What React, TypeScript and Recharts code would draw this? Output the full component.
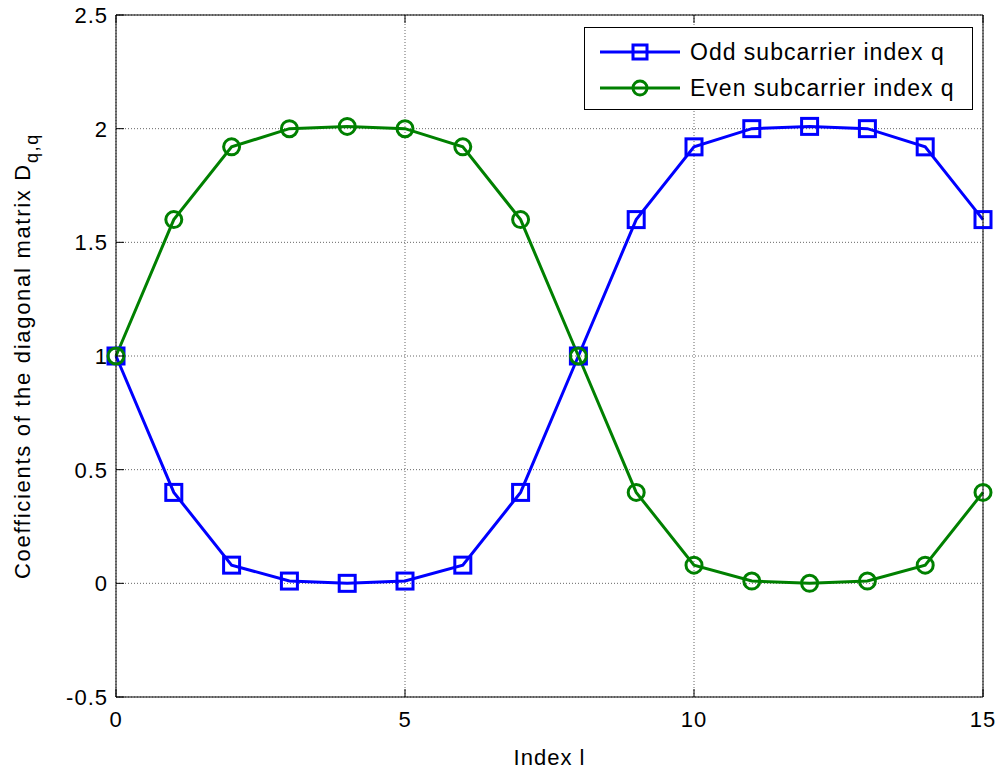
import React from "react";
import { LineChart, Line, XAxis, YAxis, CartesianGrid } from "recharts";

const indices = [0, 1, 2, 3, 4, 5, 6, 7, 8, 9, 10, 11, 12, 13, 14, 15];
const oddValues = [1, 0.4, 0.08, 0.01, 0, 0.01, 0.08, 0.4, 1, 1.6, 1.92, 2, 2.01, 2, 1.92, 1.6];
const evenValues = [1, 1.6, 1.92, 2, 2.01, 2, 1.92, 1.6, 1, 0.4, 0.08, 0.01, 0, 0.01, 0.08, 0.4];
const xTicks = [0, 5, 10, 15];
const yTicks = [-0.5, 0, 0.5, 1, 1.5, 2, 2.5];

const BLUE = "#0000ff";
const GREEN = "#008000";
const FONT = "'Liberation Sans', Arial, sans-serif";

const data = indices.map((l, i) => ({ l, odd: oddValues[i], even: evenValues[i] }));

const SquareDot = (props: any) => {
  const { cx, cy } = props;
  if (cx == null || cy == null) return null;
  return <rect x={cx - 8} y={cy - 8} width={16} height={16} fill="none" stroke={BLUE} strokeWidth={3} />;
};

const CircleDot = (props: any) => {
  const { cx, cy } = props;
  if (cx == null || cy == null) return null;
  return <circle cx={cx} cy={cy} r={8} fill="none" stroke={GREEN} strokeWidth={3} />;
};

const TICK_MARGIN = 9;
const TICK_LEN = 8;

// left axis: label + inner tick
const LeftTick = (props: any) => {
  const { x, y, payload } = props;
  const edge = x + TICK_MARGIN;
  return (
    <g>
      <line x1={edge} x2={edge + TICK_LEN} y1={y} y2={y} stroke="#000" />
      <text x={x + 1} y={y} dy={8} textAnchor="end" fontSize={22} letterSpacing={1} fontFamily={FONT} fill="#000">
        {payload.value}
      </text>
    </g>
  );
};

// bottom axis: label + inner tick
const BottomTick = (props: any) => {
  const { x, y, payload } = props;
  const edge = y - TICK_MARGIN;
  return (
    <g>
      <line x1={x} x2={x} y1={edge} y2={edge - TICK_LEN} stroke="#000" />
      <text x={x} y={y} dy={21} textAnchor="middle" fontSize={22} letterSpacing={1} fontFamily={FONT} fill="#000">
        {payload.value}
      </text>
    </g>
  );
};

const TopTick = (props: any) => {
  const { x, y } = props;
  return <line x1={x} x2={x} y1={y} y2={y + TICK_LEN} stroke="#000" />;
};

const RightTick = (props: any) => {
  const { x, y } = props;
  return <line x1={x} x2={x - TICK_LEN} y1={y} y2={y} stroke="#000" />;
};

const YLabel = (props: any) => {
  const { viewBox } = props;
  const cx = viewBox.x + 30;
  const cy = viewBox.y + viewBox.height / 2;
  return (
    <text
      x={cx}
      y={cy}
      transform={`rotate(-90, ${cx}, ${cy})`}
      textAnchor="middle"
      fontSize={22}
      letterSpacing={1.7}
      fontFamily={FONT}
      fill="#000"
    >
      <tspan>Coefficients of the diagonal matrix D</tspan>
      <tspan dy={8} fontSize={18}>q,q</tspan>
    </text>
  );
};

const XLabel = (props: any) => {
  const { viewBox } = props;
  const cx = viewBox.x + viewBox.width / 2;
  return (
    <text x={cx} y={viewBox.y + 68} textAnchor="middle" fontSize={22} letterSpacing={1} fontFamily={FONT} fill="#000">
      Index l
    </text>
  );
};

const legendItems = [
  { name: "Odd subcarrier index q", color: BLUE, shape: "square" },
  { name: "Even subcarrier index q", color: GREEN, shape: "circle" },
];

const LegendBox = () => (
  <svg
    width={390}
    height={84}
    style={{ position: "absolute", left: 584, top: 27, display: "block" }}
  >
    <rect x={0.5} y={0.5} width={388} height={82} fill="#fff" stroke="#000" />
    {legendItems.map((it, i) => {
      const cy = 25 + i * 36;
      return (
        <g key={it.name}>
          <line x1={16} x2={96} y1={cy} y2={cy} stroke={it.color} strokeWidth={3} />
          {it.shape === "square" ? (
            <rect x={49} y={cy - 7} width={14} height={14} fill="none" stroke={it.color} strokeWidth={3} />
          ) : (
            <circle cx={56} cy={cy} r={7} fill="none" stroke={it.color} strokeWidth={3} />
          )}
          <text x={106} y={cy + 8} fontSize={23} letterSpacing={1} fontFamily={FONT} fill="#000">
            {it.name}
          </text>
        </g>
      );
    })}
  </svg>
);

export default function App() {
  return (
    <div style={{ position: "absolute", left: 0, top: 0, width: 1000, height: 771, background: "#fff" }}>
      <LineChart
        width={1000}
        height={771}
        data={data}
        margin={{ top: 10, right: 12, bottom: 34, left: 0 }}
      >
        <CartesianGrid
          xAxisId="bottom"
          yAxisId="left"
          stroke="#666"
          strokeDasharray="1 2"
          horizontalValues={yTicks}
          verticalValues={xTicks}
        />
        <XAxis
          xAxisId="bottom"
          dataKey="l"
          type="number"
          domain={[0, 15]}
          ticks={xTicks}
          tickSize={0}
          tickMargin={TICK_MARGIN}
          height={40}
          axisLine={{ stroke: "#000" }}
          tickLine={false}
          tick={<BottomTick />}
          label={<XLabel />}
        />
        <XAxis
          xAxisId="top"
          orientation="top"
          dataKey="l"
          type="number"
          domain={[0, 15]}
          ticks={xTicks}
          tickSize={0}
          tickMargin={0}
          height={5}
          axisLine={{ stroke: "#000" }}
          tickLine={false}
          tick={<TopTick />}
        />
        <YAxis
          yAxisId="left"
          type="number"
          domain={[-0.5, 2.5]}
          ticks={yTicks}
          tickSize={0}
          tickMargin={TICK_MARGIN}
          width={116}
          axisLine={{ stroke: "#000" }}
          tickLine={false}
          tick={<LeftTick />}
          label={<YLabel />}
        />
        <YAxis
          yAxisId="right"
          orientation="right"
          type="number"
          domain={[-0.5, 2.5]}
          ticks={yTicks}
          tickSize={0}
          tickMargin={0}
          width={5}
          axisLine={{ stroke: "#000" }}
          tickLine={false}
          tick={<RightTick />}
        />
        <Line
          xAxisId="bottom"
          yAxisId="left"
          type="linear"
          dataKey="odd"
          name="Odd subcarrier index q"
          stroke={BLUE}
          strokeWidth={3}
          dot={<SquareDot />}
          activeDot={false}
          isAnimationActive={false}
        />
        <Line
          xAxisId="bottom"
          yAxisId="left"
          type="linear"
          dataKey="even"
          name="Even subcarrier index q"
          stroke={GREEN}
          strokeWidth={3}
          dot={<CircleDot />}
          activeDot={false}
          isAnimationActive={false}
        />
      </LineChart>
      <LegendBox />
    </div>
  );
}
+ + + + + + +
▶ **Exercise task**: Write the listing above out again exactly, dropping each image.

▶ **Exercise response**:
What React, TypeScript and Recharts code would draw this? Output the full component.
import React from "react";
import { LineChart, Line, XAxis, YAxis, CartesianGrid } from "recharts";

const indices = [0, 1, 2, 3, 4, 5, 6, 7, 8, 9, 10, 11, 12, 13, 14, 15];
const oddValues = [1, 0.4, 0.08, 0.01, 0, 0.01, 0.08, 0.4, 1, 1.6, 1.92, 2, 2.01, 2, 1.92, 1.6];
const evenValues = [1, 1.6, 1.92, 2, 2.01, 2, 1.92, 1.6, 1, 0.4, 0.08, 0.01, 0, 0.01, 0.08, 0.4];
const xTicks = [0, 5, 10, 15];
const yTicks = [-0.5, 0, 0.5, 1, 1.5, 2, 2.5];

const BLUE = "#0000ff";
const GREEN = "#008000";
const FONT = "'Liberation Sans', Arial, sans-serif";

const data = indices.map((l, i) => ({ l, odd: oddValues[i], even: evenValues[i] }));

const SquareDot = (props: any) => {
  const { cx, cy } = props;
  if (cx == null || cy == null) return null;
  return <rect x={cx - 8} y={cy - 8} width={16} height={16} fill="none" stroke={BLUE} strokeWidth={3} />;
};

const CircleDot = (props: any) => {
  const { cx, cy } = props;
  if (cx == null || cy == null) return null;
  return <circle cx={cx} cy={cy} r={8} fill="none" stroke={GREEN} strokeWidth={3} />;
};

const TICK_MARGIN = 9;
const TICK_LEN = 8;

// left axis: label + inner tick
const LeftTick = (props: any) => {
  const { x, y, payload } = props;
  const edge = x + TICK_MARGIN;
  return (
    <g>
      <line x1={edge} x2={edge + TICK_LEN} y1={y} y2={y} stroke="#000" />
      <text x={x + 1} y={y} dy={8} textAnchor="end" fontSize={22} letterSpacing={1} fontFamily={FONT} fill="#000">
        {payload.value}
      </text>
    </g>
  );
};

// bottom axis: label + inner tick
const BottomTick = (props: any) => {
  const { x, y, payload } = props;
  const edge = y - TICK_MARGIN;
  return (
    <g>
      <line x1={x} x2={x} y1={edge} y2={edge - TICK_LEN} stroke="#000" />
      <text x={x} y={y} dy={21} textAnchor="middle" fontSize={22} letterSpacing={1} fontFamily={FONT} fill="#000">
        {payload.value}
      </text>
    </g>
  );
};

const TopTick = (props: any) => {
  const { x, y } = props;
  return <line x1={x} x2={x} y1={y} y2={y + TICK_LEN} stroke="#000" />;
};

const RightTick = (props: any) => {
  const { x, y } = props;
  return <line x1={x} x2={x - TICK_LEN} y1={y} y2={y} stroke="#000" />;
};

const YLabel = (props: any) => {
  const { viewBox } = props;
  const cx = viewBox.x + 30;
  const cy = viewBox.y + viewBox.height / 2;
  return (
    <text
      x={cx}
      y={cy}
      transform={`rotate(-90, ${cx}, ${cy})`}
      textAnchor="middle"
      fontSize={22}
      letterSpacing={1.7}
      fontFamily={FONT}
      fill="#000"
    >
      <tspan>Coefficients of the diagonal matrix D</tspan>
      <tspan dy={8} fontSize={18}>q,q</tspan>
    </text>
  );
};

const XLabel = (props: any) => {
  const { viewBox } = props;
  const cx = viewBox.x + viewBox.width / 2;
  return (
    <text x={cx} y={viewBox.y + 68} textAnchor="middle" fontSize={22} letterSpacing={1} fontFamily={FONT} fill="#000">
      Index l
    </text>
  );
};

const legendItems = [
  { name: "Odd subcarrier index q", color: BLUE, shape: "square" },
  { name: "Even subcarrier index q", color: GREEN, shape: "circle" },
];

const LegendBox = () => (
  <svg
    width={390}
    height={84}
    style={{ position: "absolute", left: 584, top: 27, display: "block" }}
  >
    <rect x={0.5} y={0.5} width={388} height={82} fill="#fff" stroke="#000" />
    {legendItems.map((it, i) => {
      const cy = 25 + i * 36;
      return (
        <g key={it.name}>
          <line x1={16} x2={96} y1={cy} y2={cy} stroke={it.color} strokeWidth={3} />
          {it.shape === "square" ? (
            <rect x={49} y={cy - 7} width={14} height={14} fill="none" stroke={it.color} strokeWidth={3} />
          ) : (
            <circle cx={56} cy={cy} r={7} fill="none" stroke={it.color} strokeWidth={3} />
          )}
          <text x={106} y={cy + 8} fontSize={23} letterSpacing={1} fontFamily={FONT} fill="#000">
            {it.name}
          </text>
        </g>
      );
    })}
  </svg>
);

export default function App() {
  return (
    <div style={{ position: "absolute", left: 0, top: 0, width: 1000, height: 771, background: "#fff" }}>
      <LineChart
        width={1000}
        height={771}
        data={data}
        margin={{ top: 10, right: 12, bottom: 34, left: 0 }}
      >
        <CartesianGrid
          xAxisId="bottom"
          yAxisId="left"
          stroke="#666"
          strokeDasharray="1 2"
          horizontalValues={yTicks}
          verticalValues={xTicks}
        />
        <XAxis
          xAxisId="bottom"
          dataKey="l"
          type="number"
          domain={[0, 15]}
          ticks={xTicks}
          tickSize={0}
          tickMargin={TICK_MARGIN}
          height={40}
          axisLine={{ stroke: "#000" }}
          tickLine={false}
          tick={<BottomTick />}
          label={<XLabel />}
        />
        <XAxis
          xAxisId="top"
          orientation="top"
          dataKey="l"
          type="number"
          domain={[0, 15]}
          ticks={xTicks}
          tickSize={0}
          tickMargin={0}
          height={5}
          axisLine={{ stroke: "#000" }}
          tickLine={false}
          tick={<TopTick />}
        />
        <YAxis
          yAxisId="left"
          type="number"
          domain={[-0.5, 2.5]}
          ticks={yTicks}
          tickSize={0}
          tickMargin={TICK_MARGIN}
          width={116}
          axisLine={{ stroke: "#000" }}
          tickLine={false}
          tick={<LeftTick />}
          label={<YLabel />}
        />
        <YAxis
          yAxisId="right"
          orientation="right"
          type="number"
          domain={[-0.5, 2.5]}
          ticks={yTicks}
          tickSize={0}
          tickMargin={0}
          width={5}
          axisLine={{ stroke: "#000" }}
          tickLine={false}
          tick={<RightTick />}
        />
        <Line
          xAxisId="bottom"
          yAxisId="left"
          type="linear"
          dataKey="odd"
          name="Odd subcarrier index q"
          stroke={BLUE}
          strokeWidth={3}
          dot={<SquareDot />}
          activeDot={false}
          isAnimationActive={false}
        />
        <Line
          xAxisId="bottom"
          yAxisId="left"
          type="linear"
          dataKey="even"
          name="Even subcarrier index q"
          stroke={GREEN}
          strokeWidth={3}
          dot={<CircleDot />}
          activeDot={false}
          isAnimationActive={false}
        />
      </LineChart>
      <LegendBox />
    </div>
  );
}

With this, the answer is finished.